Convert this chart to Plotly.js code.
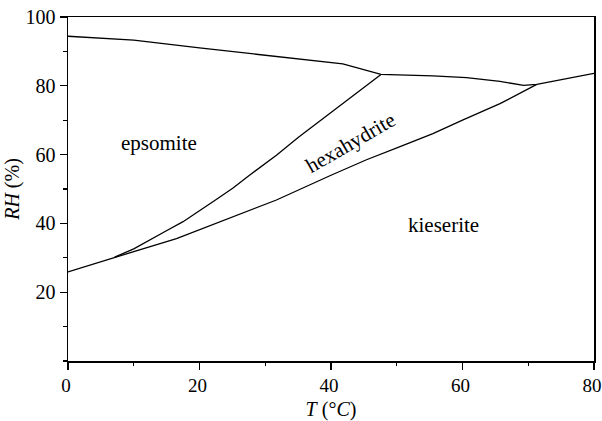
<!DOCTYPE html>
<html>
<head>
<meta charset="utf-8">
<script src="https://cdn.plot.ly/plotly-3.0.1.min.js"></script>
<style>html,body{margin:0;padding:0;background:#fff;}#chart{width:602px;height:421px;}</style>
</head>
<body>
<div id="chart"></div>
<script>
// Upper boundary (deliquescence)
const topT  = [0, 10, 20, 30, 41.8, 47.6, 55.5, 60.6, 65.7, 69.3, 71.3, 80];
const topRH = [94.4, 93.3, 91.0, 88.8, 86.4, 83.3, 82.9, 82.4, 81.3, 80.1, 80.4, 83.6];
// Epsomite / hexahydrite boundary
const epsT  = [7.1, 10, 14.9, 17.5, 22.6, 25.1, 27.6, 31.7, 35, 40.3, 42.8, 47.6];
const epsRH = [30.2, 32.6, 37.8, 40.5, 47.0, 50.3, 54.0, 59.8, 65.0, 72.5, 76.3, 83.3];
// Lower boundary (epsomite/kieserite then hexahydrite/kieserite)
const kieT  = [0, 7.1, 10, 16.5, 20, 25.1, 31.7, 40, 45.4, 50.5, 55.5, 60, 65.7, 71.3];
const kieRH = [25.9, 30.2, 31.8, 35.6, 38.2, 41.9, 46.8, 54.0, 58.5, 62.3, 66.1, 70.0, 74.8, 80.4];
// Region labels
const labelText = ["epsomite", "hexahydrite", "kieserite"];
const labelT    = [13.9, 42.9, 57.1];
const labelRH   = [63.3, 63.4, 39.4];
const labelAngle = [0, -30, 0];
// Ticks
const xTicks = [0, 20, 40, 60, 80];
const yTicks = [20, 40, 60, 80, 100];

const serif = "Liberation Serif, Times New Roman, serif";
const lineStyle = {color: "#000", width: 1.3};
const traces = [
  {x: topT, y: topRH, mode: "lines", line: lineStyle, hoverinfo: "skip"},
  {x: epsT, y: epsRH, mode: "lines", line: lineStyle, hoverinfo: "skip"},
  {x: kieT, y: kieRH, mode: "lines", line: lineStyle, hoverinfo: "skip"}
];
const annotations = labelText.map((t, i) => ({
  x: labelT[i], y: labelRH[i], xref: "x", yref: "y", text: t, showarrow: false,
  textangle: labelAngle[i], font: {family: serif, size: 21, color: "#000"}
}));
const axisCommon = {
  showline: true, linecolor: "#000", linewidth: 1.5, mirror: true,
  ticks: "outside", ticklen: 7, tickwidth: 1.3, tickcolor: "#000",
  showgrid: false, zeroline: false, ticklabeloverflow: "allow",
  tickfont: {family: serif, size: 20, color: "#000"},
  minor: {ticks: "outside", ticklen: 3.5, tickwidth: 1.3, tickcolor: "#000", dtick: 10, showgrid: false}
};
const layout = {
  width: 602, height: 421,
  margin: {l: 68, r: 8, t: 17, b: 60},
  paper_bgcolor: "#fff", plot_bgcolor: "#fff",
  showlegend: false,
  xaxis: Object.assign({}, axisCommon, {
    range: [0, 80], tickvals: xTicks, ticktext: xTicks.map(String),
    tickfont: {family: serif, size: 19, color: "#000"}, ticklabelshift: -2,
    title: {text: "<i>T</i> (°<i>C</i>)", font: {family: serif, size: 20, color: "#000"}, standoff: 6}
  }),
  yaxis: Object.assign({}, axisCommon, {
    range: [0, 100], tickvals: yTicks, ticktext: yTicks.map(String),
    title: {text: "<i>RH</i> (%)", font: {family: serif, size: 20, color: "#000"}, standoff: 0}
  }),
  annotations: annotations
};
Plotly.newPlot("chart", traces, layout, {staticPlot: true, displayModeBar: false});
</script>
</body>
</html>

--- Stated problem ---
Output the lines above in full and exactly as given, omitting any pictures.

--- Exercise output ---
Convert this chart to Plotly.js code.
<!DOCTYPE html>
<html>
<head>
<meta charset="utf-8">
<script src="https://cdn.plot.ly/plotly-3.0.1.min.js"></script>
<style>html,body{margin:0;padding:0;background:#fff;}#chart{width:602px;height:421px;}</style>
</head>
<body>
<div id="chart"></div>
<script>
// Upper boundary (deliquescence)
const topT  = [0, 10, 20, 30, 41.8, 47.6, 55.5, 60.6, 65.7, 69.3, 71.3, 80];
const topRH = [94.4, 93.3, 91.0, 88.8, 86.4, 83.3, 82.9, 82.4, 81.3, 80.1, 80.4, 83.6];
// Epsomite / hexahydrite boundary
const epsT  = [7.1, 10, 14.9, 17.5, 22.6, 25.1, 27.6, 31.7, 35, 40.3, 42.8, 47.6];
const epsRH = [30.2, 32.6, 37.8, 40.5, 47.0, 50.3, 54.0, 59.8, 65.0, 72.5, 76.3, 83.3];
// Lower boundary (epsomite/kieserite then hexahydrite/kieserite)
const kieT  = [0, 7.1, 10, 16.5, 20, 25.1, 31.7, 40, 45.4, 50.5, 55.5, 60, 65.7, 71.3];
const kieRH = [25.9, 30.2, 31.8, 35.6, 38.2, 41.9, 46.8, 54.0, 58.5, 62.3, 66.1, 70.0, 74.8, 80.4];
// Region labels
const labelText = ["epsomite", "hexahydrite", "kieserite"];
const labelT    = [13.9, 42.9, 57.1];
const labelRH   = [63.3, 63.4, 39.4];
const labelAngle = [0, -30, 0];
// Ticks
const xTicks = [0, 20, 40, 60, 80];
const yTicks = [20, 40, 60, 80, 100];

const serif = "Liberation Serif, Times New Roman, serif";
const lineStyle = {color: "#000", width: 1.3};
const traces = [
  {x: topT, y: topRH, mode: "lines", line: lineStyle, hoverinfo: "skip"},
  {x: epsT, y: epsRH, mode: "lines", line: lineStyle, hoverinfo: "skip"},
  {x: kieT, y: kieRH, mode: "lines", line: lineStyle, hoverinfo: "skip"}
];
const annotations = labelText.map((t, i) => ({
  x: labelT[i], y: labelRH[i], xref: "x", yref: "y", text: t, showarrow: false,
  textangle: labelAngle[i], font: {family: serif, size: 21, color: "#000"}
}));
const axisCommon = {
  showline: true, linecolor: "#000", linewidth: 1.5, mirror: true,
  ticks: "outside", ticklen: 7, tickwidth: 1.3, tickcolor: "#000",
  showgrid: false, zeroline: false, ticklabeloverflow: "allow",
  tickfont: {family: serif, size: 20, color: "#000"},
  minor: {ticks: "outside", ticklen: 3.5, tickwidth: 1.3, tickcolor: "#000", dtick: 10, showgrid: false}
};
const layout = {
  width: 602, height: 421,
  margin: {l: 68, r: 8, t: 17, b: 60},
  paper_bgcolor: "#fff", plot_bgcolor: "#fff",
  showlegend: false,
  xaxis: Object.assign({}, axisCommon, {
    range: [0, 80], tickvals: xTicks, ticktext: xTicks.map(String),
    tickfont: {family: serif, size: 19, color: "#000"}, ticklabelshift: -2,
    title: {text: "<i>T</i> (°<i>C</i>)", font: {family: serif, size: 20, color: "#000"}, standoff: 6}
  }),
  yaxis: Object.assign({}, axisCommon, {
    range: [0, 100], tickvals: yTicks, ticktext: yTicks.map(String),
    title: {text: "<i>RH</i> (%)", font: {family: serif, size: 20, color: "#000"}, standoff: 0}
  }),
  annotations: annotations
};
Plotly.newPlot("chart", traces, layout, {staticPlot: true, displayModeBar: false});
</script>
</body>
</html>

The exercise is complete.